The UK government will not introduce “vaccine passports,” but people will be able to ask their doctors for proof of vaccination if needed for international travel, Britain’s vaccine deployment minister Nadhim Zahawi said on Sunday.
The government has “no plan of introducing a vaccine passport” because “vaccines are not mandated in this country,” Zahawi told the BBC’s Andrew Marr Show.
“That’s not how we do things in the UK. We do them by consent. We yet don’t know what the impact of vaccines on transmission is and it would be discriminatory,” he said.
Britain’s Parliamentary Under Secretary of State at the Department of Health and Social Care, Nadhim Zahawi, who has responsibility for the deployment of COVID-19 vaccines, reacts as he walks along a street in Westminster in London on Dec. 2, 2020 (Justin Tallis/AFP via Getty Images)
But he said people can obtain proof of vaccination from their doctors if they are travelling to countries that require such evidence.

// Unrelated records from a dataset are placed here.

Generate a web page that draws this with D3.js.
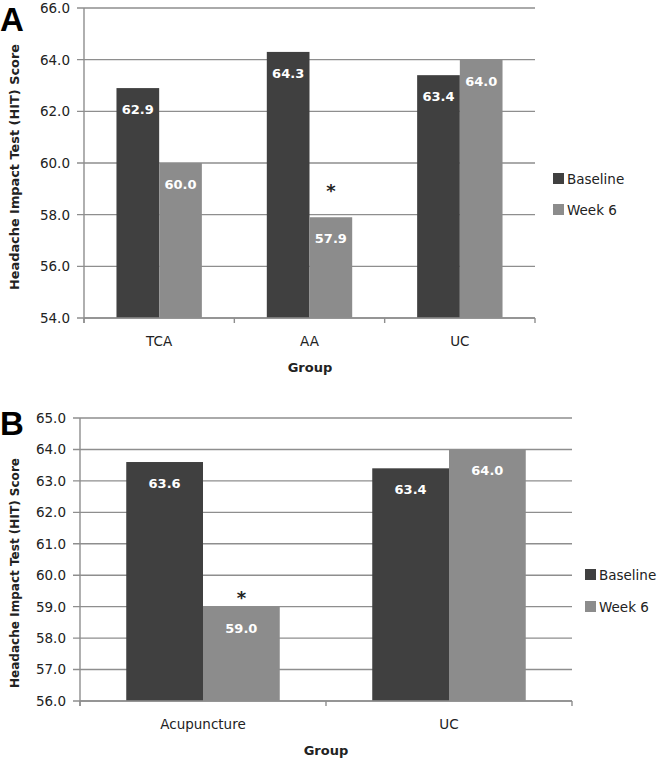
<!DOCTYPE html>
<html><head><meta charset="utf-8">
<script src="https://cdn.jsdelivr.net/npm/d3@7"></script>
<style>body{margin:0;background:#fff}svg{display:block}text{font-family:"DejaVu Sans",Verdana,sans-serif}</style>
</head><body><svg id="c" width="660" height="760"></svg>
<script>
const series = ["Baseline", "Week 6"];
const catsA = ["TCA", "AA", "UC"];
const baselineA = [62.9, 64.3, 63.4];
const week6A = [60.0, 57.9, 64.0];
const ticksA = [54, 56, 58, 60, 62, 64, 66];
const starA = ["AA"];
const catsB = ["Acupuncture", "UC"];
const baselineB = [63.6, 63.4];
const week6B = [59.0, 64.0];
const ticksB = [56, 57, 58, 59, 60, 61, 62, 63, 64, 65];
const starB = ["Acupuncture"];
const yTitle = "Headache Impact Test (HIT) Score";
const xTitle = "Group";
const colors = ["#404040", "#8c8c8c"];
const grid = "#8e8e8e";

const svg = d3.select("#c");

function panel(o) {
  const g = svg.append("g");
  const y = d3.scaleLinear().domain([o.ticks[0], o.ticks[o.ticks.length - 1]]).range([o.bottom, o.top]);
  const x = d3.scaleBand().domain(o.cats).range([o.left, o.right]).padding(0);
  const bw = x.bandwidth();
  const pad = (bw - 2 * bw * o.barFrac) / 2;
  const xs = d3.scaleBand().domain(series).range([pad, bw - pad]).padding(0);
  g.selectAll("line.grid").data(o.ticks).join("line")
    .attr("x1", o.left - 7).attr("x2", o.right)
    .attr("y1", d => y(d)).attr("y2", d => y(d))
    .attr("stroke", grid).attr("stroke-width", 1.4);
  g.append("line").attr("x1", o.left).attr("x2", o.left).attr("y1", o.top).attr("y2", o.bottom + 5)
    .attr("stroke", grid).attr("stroke-width", 1.4);
  g.selectAll("text.yt").data(o.ticks).join("text")
    .attr("x", o.left - 14).attr("y", d => y(d)).attr("dy", "0.36em")
    .attr("text-anchor", "end").attr("font-size", 13.5).attr("fill", "#222")
    .text(d => d3.format(".1f")(d));
  const data = [];
  o.cats.forEach((c, i) => {
    data.push({c, s: series[0], v: o.base[i], k: 0});
    data.push({c, s: series[1], v: o.wk[i], k: 1});
  });
  g.selectAll("rect.bar").data(data).join("rect")
    .attr("x", d => x(d.c) + xs(d.s)).attr("width", xs.bandwidth())
    .attr("y", d => y(d.v)).attr("height", d => o.bottom - y(d.v))
    .attr("fill", d => colors[d.k]);
  g.selectAll("text.val").data(data).join("text")
    .attr("x", d => x(d.c) + xs(d.s) + xs.bandwidth() / 2)
    .attr("y", d => y(d.v) + o.valOff).attr("text-anchor", "middle")
    .attr("font-size", 13).attr("font-weight", "bold").attr("fill", "#fff")
    .text(d => d3.format(".1f")(d.v));
  data.filter(d => d.k === 1 && o.star.includes(d.c)).forEach(d => {
    g.append("text").attr("x", x(d.c) + xs(d.s) + xs.bandwidth() / 2)
      .attr("y", y(d.v) - o.starOff).attr("text-anchor", "middle")
      .attr("font-size", 18).attr("font-weight", "bold").attr("fill", "#222").text("*");
  });
  g.append("line").attr("x1", o.left).attr("x2", o.right).attr("y1", o.bottom).attr("y2", o.bottom)
    .attr("stroke", grid).attr("stroke-width", 1.4);
  const bounds = o.cats.map(c => x(c)).concat([o.right]);
  g.selectAll("line.xt").data(bounds).join("line")
    .attr("x1", d => d).attr("x2", d => d).attr("y1", o.bottom).attr("y2", o.bottom + 5)
    .attr("stroke", grid).attr("stroke-width", 1.4);
  g.selectAll("text.xl").data(o.cats).join("text")
    .attr("x", d => x(d) + bw / 2).attr("y", o.bottom + 28)
    .attr("text-anchor", "middle").attr("font-size", 13.5).attr("fill", "#222").text(d => d);
  g.append("text").attr("x", o.xTitleX).attr("y", o.bottom + 54).attr("text-anchor", "middle")
    .attr("font-size", 13).attr("font-weight", "bold").attr("fill", "#222").text(xTitle);
  g.append("text").attr("transform", `translate(${19},${o.yTitleY}) rotate(-90)`)
    .attr("text-anchor", "middle").attr("font-size", 12.5).attr("font-weight", "bold")
    .attr("textLength", o.yTitleLen).attr("lengthAdjust", "spacingAndGlyphs")
    .attr("fill", "#222").text(yTitle);
  series.forEach((s, i) => {
    g.append("rect").attr("x", o.legX).attr("y", o.legY + i * o.legStep).attr("width", 11).attr("height", 11)
      .attr("fill", colors[i]);
    g.append("text").attr("x", o.legX + 14).attr("y", o.legY + i * o.legStep + 10.5)
      .attr("font-size", 13.5).attr("fill", "#222").text(s);
  });
  g.append("text").attr("x", o.letterX).attr("y", o.letterY).attr("font-size", 33)
    .attr("font-weight", "bold").attr("fill", "#000")
    .style("font-family", "'Liberation Sans', Arial, sans-serif").text(o.letter);
}

panel({cats: catsA, base: baselineA, wk: week6A, ticks: ticksA, star: starA,
  left: 84, right: 535, top: 8, bottom: 318, barFrac: 0.284, valOff: 26, starOff: 20,
  xTitleX: 310, yTitleY: 167, yTitleLen: 246, legX: 553, legY: 173, legStep: 31,
  letter: "A", letterX: 0, letterY: 31});
panel({cats: catsB, base: baselineB, wk: week6B, ticks: ticksB, star: starB,
  left: 80, right: 572, top: 418, bottom: 701, barFrac: 0.312, valOff: 26, starOff: 3,
  xTitleX: 326, yTitleY: 573, yTitleLen: 230, legX: 585, legY: 569, legStep: 32,
  letter: "B", letterX: 0, letterY: 435});
</script></body></html>
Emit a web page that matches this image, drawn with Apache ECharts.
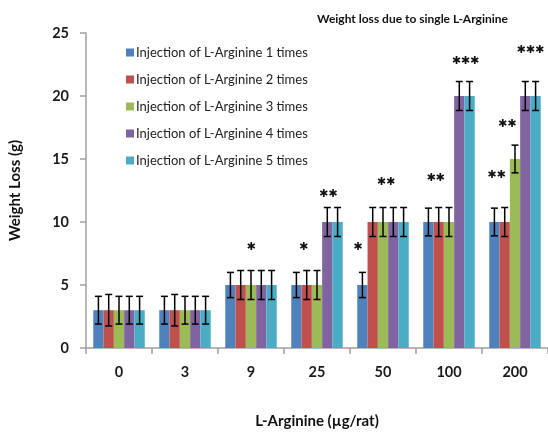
<!DOCTYPE html>
<html>
<head>
<meta charset="utf-8">
<script src="https://cdn.jsdelivr.net/npm/echarts@6/dist/echarts.min.js"></script>
<style>html,body{margin:0;padding:0;background:#fff}#c{width:548px;height:434px}</style>
</head>
<body>
<div id="c"></div>
<script>
var categories = ['0', '3', '9', '25', '50', '100', '200'];
var seriesNames = [
  'Injection of L-Arginine 1 times',
  'Injection of L-Arginine 2 times',
  'Injection of L-Arginine 3 times',
  'Injection of L-Arginine 4 times',
  'Injection of L-Arginine 5 times'
];
var colors = ['#4F81BD', '#C0504D', '#9BBB59', '#8064A2', '#4BACC6'];
var times1 = [3, 3, 5, 5, 5, 10, 10];
var times2 = [3, 3, 5, 5, 10, 10, 10];
var times3 = [3, 3, 5, 5, 10, 10, 15];
var times4 = [3, 3, 5, 10, 10, 20, 20];
var times5 = [3, 3, 5, 10, 10, 20, 20];
var err1 = [1.1, 1.1, 1.0, 1.0, 1.0, 1.1, 1.1];
var err2 = [1.25, 1.25, 1.15, 1.15, 1.15, 1.15, 1.15];
var err3 = [1.1, 1.1, 1.15, 1.15, 1.15, 1.15, 1.1];
var err4 = [1.1, 1.1, 1.15, 1.15, 1.15, 1.15, 1.15];
var err5 = [1.1, 1.1, 1.15, 1.15, 1.15, 1.15, 1.15];
var yTicks = [0, 5, 10, 15, 20, 25];
// significance marks: category index, position across the bar group (0 = first bar, 4 = last), height, text
var starCat = [2, 3, 3, 4, 4, 5, 5, 6, 6, 6];
var starPos = [2.0, 0.7, 3.1, -0.45, 2.3, 0.7, 3.6, 0.2, 1.25, 3.5];
var starVal = [8.0, 8.0, 12.2, 8.0, 13.2, 13.5, 22.8, 13.7, 17.8, 23.6];
var starText = ['✱', '✱', '✱✱', '✱', '✱✱', '✱✱', '✱✱✱', '✱✱', '✱✱', '✱✱✱'];

var values = [times1, times2, times3, times4, times5];
var errs = [err1, err2, err3, err4, err5];
var GAP = 0.22;

var series = [];
values.forEach(function (v, i) {
  series.push({
    name: seriesNames[i], type: 'bar', data: v, barGap: '0%', barCategoryGap: (GAP * 100) + '%',
    itemStyle: { color: colors[i] }, z: 2
  });
});
values.forEach(function (v, i) {
  var d = v.map(function (val, k) { return [k, val, errs[i][k]]; });
  series.push({
    type: 'custom', data: d, z: 5, silent: true,
    renderItem: function (params, api) {
      var k = api.value(0), val = api.value(1), e = api.value(2);
      var band = api.size([1, 0])[0];
      var bw = band * (1 - GAP) / 5;
      var c = api.coord([k, val]);
      var x = c[0] - band * (1 - GAP) / 2 + bw * (i + 0.5);
      var yt = api.coord([k, val + e])[1];
      var yb = api.coord([k, val - e])[1];
      var cap = 3.5;
      var st = { stroke: '#000', lineWidth: 1.5 };
      return { type: 'group', children: [
        { type: 'line', shape: { x1: x, y1: yt, x2: x, y2: yb }, style: st },
        { type: 'line', shape: { x1: x - cap, y1: yt, x2: x + cap, y2: yt }, style: st },
        { type: 'line', shape: { x1: x - cap, y1: yb, x2: x + cap, y2: yb }, style: st }
      ] };
    }
  });
});
series.push({
  type: 'custom', z: 6, silent: true,
  data: starCat.map(function (c, j) { return [c, starVal[j], starPos[j], j]; }),
  renderItem: function (params, api) {
    var k = api.value(0), val = api.value(1), pos = api.value(2), j = api.value(3);
    var band = api.size([1, 0])[0];
    var bw = band * (1 - GAP) / 5;
    var c = api.coord([k, val]);
    var x = c[0] + (pos - 2) * bw;
    return { type: 'text', style: {
      x: x, y: c[1], text: starText[j], align: 'center', verticalAlign: 'middle',
      fill: '#111', font: 'bold 11px "DejaVu Sans"'
    } };
  }
});

var chart = echarts.init(document.getElementById('c'), null, { renderer: 'canvas' });
chart.setOption({
  animation: false,
  backgroundColor: '#fff',
  title: {
    text: 'Weight loss due to single L-Arginine', left: 312, top: 8,
    textStyle: { fontFamily: 'Lato', fontWeight: 'bold', fontSize: 12, color: '#111' }
  },
  legend: {
    orient: 'vertical', left: 121, top: 41, itemWidth: 8, itemHeight: 8, itemGap: 14,
    icon: 'rect', data: seriesNames,
    textStyle: { fontFamily: 'Lato', fontSize: 13, color: '#222', padding: [0, 0, 0, -3] }
  },
  grid: { left: 77, right: -5, top: 33, bottom: 80, containLabel: false },
  xAxis: {
    type: 'category', data: categories,
    name: 'L-Arginine (µg/rat)', nameLocation: 'middle', nameGap: 66,
    nameTextStyle: { fontFamily: 'Lato', fontWeight: 'bold', fontSize: 15, color: '#111' },
    axisLine: { lineStyle: { color: '#a0a0a0', width: 1.5 } },
    axisTick: { show: true, length: 6, lineStyle: { color: '#a0a0a0', width: 1.5 } },
    axisLabel: { margin: 17, fontFamily: 'Lato', fontWeight: 'bold', fontSize: 14.5, color: '#1a1a1a' }
  },
  yAxis: {
    type: 'value', min: 0, max: 25, interval: 5,
    name: 'Weight Loss (g)', nameLocation: 'middle', nameGap: 63, nameRotate: 90,
    nameTextStyle: { fontFamily: 'Lato', fontWeight: 'bold', fontSize: 15, color: '#111' },
    axisLine: { show: true, lineStyle: { color: '#a0a0a0', width: 1.5 } },
    axisTick: { show: true, length: 6, lineStyle: { color: '#a0a0a0', width: 1.5 } },
    splitLine: { show: false },
    axisLabel: { margin: 17, fontFamily: 'Lato', fontWeight: 'bold', fontSize: 14.5, color: '#1a1a1a',
      formatter: function (v) { return yTicks.indexOf(v) >= 0 ? String(v) : ''; } }
  },
  series: series
});
</script>
</body>
</html>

“Of course, you have the evidence that you’ve been vaccinated, held by your GP. And if other countries require you to show proof of that evidence, then that is obviously up to those countries.”
Last November, days after Zahawi was appointed by Prime Minister Boris Johnson as minister in charge of the CCP (Chinese Communist Party) virus vaccine roll-out, he suggested that people may need to provide proof of vaccination before they are allowed to enter restaurants or entertainment venues.
The idea triggered a backlash among Conservative lawmakers and a denial from Cabinet Minister Michael Gove, who said he didn’t know anyone in government who was planning to introduce any vaccine passports.
But the discussion on vaccine passports was revived last week when James Cleverly, the Foreign Office minister, said such documents could be provided to British citizens travelling overseas.
“It is often the case that the entry requirements for countries are for vaccines or inoculations, and that is not an uncommon practice,” he told the BBC.
“We will work with international partners to help facilitate their border arrangements and their immigration arrangements. We’ll have to see what countries, what the international community, put in place once vaccines around the world are as effectively distributed.”
But Health Secretary Matt Hancock denied the government was planning to issue vaccine passports.
“At the moment, we have no plans for vaccine passports and anyway going on holiday is illegal in this lockdown. Of course we are constantly working with other countries and we keep these sorts of things under review,” he told ITV on Friday.
By Saturday, nearly 11.5 million people across the UK had received the first vaccine dose for COVID-19, the disease caused by the CCP virus, according to data released by Public Health England.
The #COVID19 Dashboard has now been updated: https://t.co/XhspoyTG79— Public Health England (@PHE_uk) February 6, 2021
On Saturday 6 February 2021, 18,262 new cases and 828 deaths within 28 days of a positive test were reported across the UK.